Uniform Continuous and Segmented Nanofibers Containing a π-Conjugated Oligo(<i>p</i>-phenylene ethynylene) Core via “Living” Crystallization-Driven Self-Assembly: Importance of Oligo(<i>p</i>-phenylene ethynylene) Chain Length
Jiucheng Nie, Zhiqin Wang, Xiaoyu Huang, Guolin Lu, Chun Feng
Abstract
π-Conjugated nanofibers of controlled length and composition show promising potential applications from biomedicine to optoelectronics. However, efficient preparation of uniform nanofibers from π-conjugated polymers with precise control over length and composition poses an outstanding challenge. Herein, we report the synthesis of a suite of block copolymers (BCPs) containing π-conjugated crystalline oligo(p-phenylene ethynylene) (OPE) segments of different chain lengths and a poly(N-isopropylacrylamide) (PNIPAM) or a poly(2-vinylpyridine) (P2VP) block (OPE5-b-PNIPAM47, OPE7-b-PNIPAM47, OPE9-b-PNIPAM47, and OPE9-b-P2VP56; subscripts indicate the number of repeat units). The length of OPE segment significantly affected the self-assembly OPE-based BCPs. OPE5-b-PNIPAM47 chains were molecularly dissolved in ethanol. Although OPE7-b-PNIPAM47 formed fiber-like micelles of uniform width initially, these micelles were not frozen at room temperature (23 °C), leading to the transformation from regular fiber-like micelles to irregular spherical aggregates upon aging for 7 days. Polydisperse fiber-like micelles of uniform width with kinetically frozen morphology at 23 °C were formed for OPE9-b-PNIPAM47 in ethanol by a direct heating–cooling cycle. The results were supported by the observations in dynamic light scattering, UV–vis, and fluorescence measurements, which indicated the resistance of OPE-based micelles toward micelle dissolution increased with the rising of OPE chain length. By the self-seeding approach of living crystallization-driven self-assembly (CDSA), uniform continuous micelles of controlled length (∼40 nm–1.2 μm) consisting of an OPE core and PNIPAM or P2VP shell can be obtained although micelles of OPE9-b-PNIPAM47 and OPE9-b-P2VP56 exhibited different resistance toward micelle dissolution.
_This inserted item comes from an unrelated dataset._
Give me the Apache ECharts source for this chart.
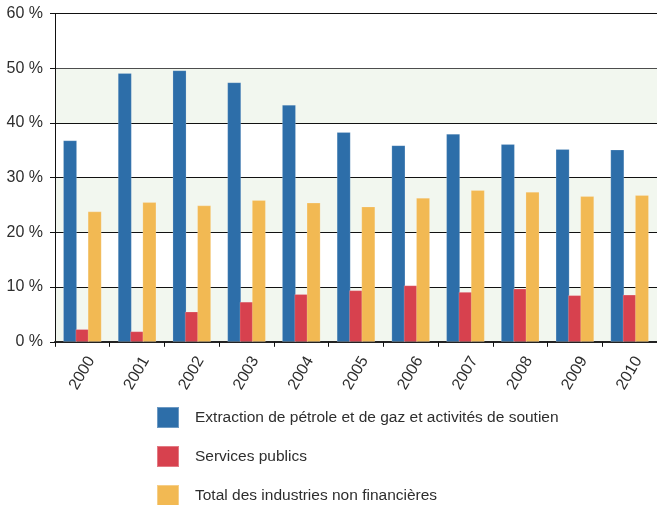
<!DOCTYPE html>
<html>
<head>
<meta charset="utf-8">
<script src="https://cdn.jsdelivr.net/npm/echarts@6/dist/echarts.min.js"></script>
<style>
  html, body { margin: 0; padding: 0; background: #fff; }
  #chart { width: 657px; height: 505px; }
</style>
</head>
<body>
<div id="chart"></div>
<script>
// Share of each sector, per year (%)
const years = ['2000', '2001', '2002', '2003', '2004', '2005', '2006', '2007', '2008', '2009', '2010'];
const oilGas = [36.8, 49.1, 49.6, 47.4, 43.3, 38.3, 35.9, 38.0, 36.1, 35.2, 35.1];
const utilities = [2.3, 1.9, 5.5, 7.3, 8.7, 9.4, 10.3, 9.1, 9.7, 8.5, 8.6];
const nonFinancial = [23.8, 25.5, 24.9, 25.9, 25.4, 24.7, 26.3, 27.7, 27.4, 26.6, 26.8];

const seriesNames = [
  'Extraction de pétrole et de gaz et activités de soutien',
  'Services publics',
  'Total des industries non financières'
];
const seriesColors = ['#2d6ea9', '#d7414e', '#f2b953'];

const textColor = '#2e2e2e';
const baseFont = 'Liberation Sans, Arial, sans-serif';

const chart = echarts.init(document.getElementById('chart'), null, { renderer: 'canvas' });

function barSeries(name, data, color) {
  return {
    name: name,
    type: 'bar',
    data: data,
    barWidth: '25%',
    barGap: '-10%',
    itemStyle: { color: color, borderColor: 'rgba(255,255,255,0.3)', borderWidth: 0.6 },
    emphasis: { disabled: true }
  };
}

chart.setOption({
  animation: false,
  backgroundColor: '#ffffff',
  textStyle: { fontFamily: baseFont, color: textColor },
  grid: { left: 55, top: 13.5, width: 608, height: 328.3, containLabel: false },
  legend: {
    orient: 'vertical',
    left: 156,
    top: 406,
    height: 110,
    padding: 0,
    itemWidth: 22,
    itemHeight: 21,
    itemGap: 16,
    icon: 'rect',
    selectedMode: false,
    data: seriesNames,
    textStyle: { fontFamily: baseFont, fontSize: 15.5, color: textColor, padding: [0, 0, 0, 11] }
  },
  xAxis: {
    type: 'category',
    data: years,
    boundaryGap: true,
    axisLine: { lineStyle: { color: '#222', width: 2 } },
    axisTick: { show: true, length: 5, lineStyle: { color: '#111', width: 1 } },
    axisLabel: {
      rotate: 60,
      fontSize: 16,
      color: textColor,
      fontFamily: baseFont,
      margin: 11,
      verticalAlign: 'top',
      padding: [2, 0, 0, 0]
    }
  },
  yAxis: {
    type: 'value',
    min: 0,
    max: 60,
    interval: 10,
    axisLine: { show: true, lineStyle: { color: '#111', width: 1 } },
    axisTick: { show: true, length: 5, lineStyle: { color: '#111' } },
    axisLabel: {
      formatter: '{value} %',
      fontSize: 16,
      color: textColor,
      fontFamily: baseFont,
      margin: 12
    },
    splitLine: {
      show: true,
      lineStyle: { color: ['#111', '#111', '#111', '#111', '#111', '#4d4d4d', '#111'], width: 1.2 }
    },
    splitArea: {
      show: true,
      areaStyle: { color: ['#f2f7ef', '#ffffff'] }
    }
  },
  series: [
    barSeries(seriesNames[0], oilGas, seriesColors[0]),
    barSeries(seriesNames[1], utilities, seriesColors[1]),
    barSeries(seriesNames[2], nonFinancial, seriesColors[2])
  ]
});
</script>
</body>
</html>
Significantly, a series of uniform segmented OPE-based fiber-like comicelles and their hybrid nanostructures with excellent length and composition tunability can be achieved by the seeded growth approach of living CDSA. Overall, we provided a facile access to the fabrication of OPE-based nanofibers with precise control over their length and composition along with instructive information about the influence of structure of π-conjugated block on the CDSA of BCPs containing a crystalline π-conjugated segment.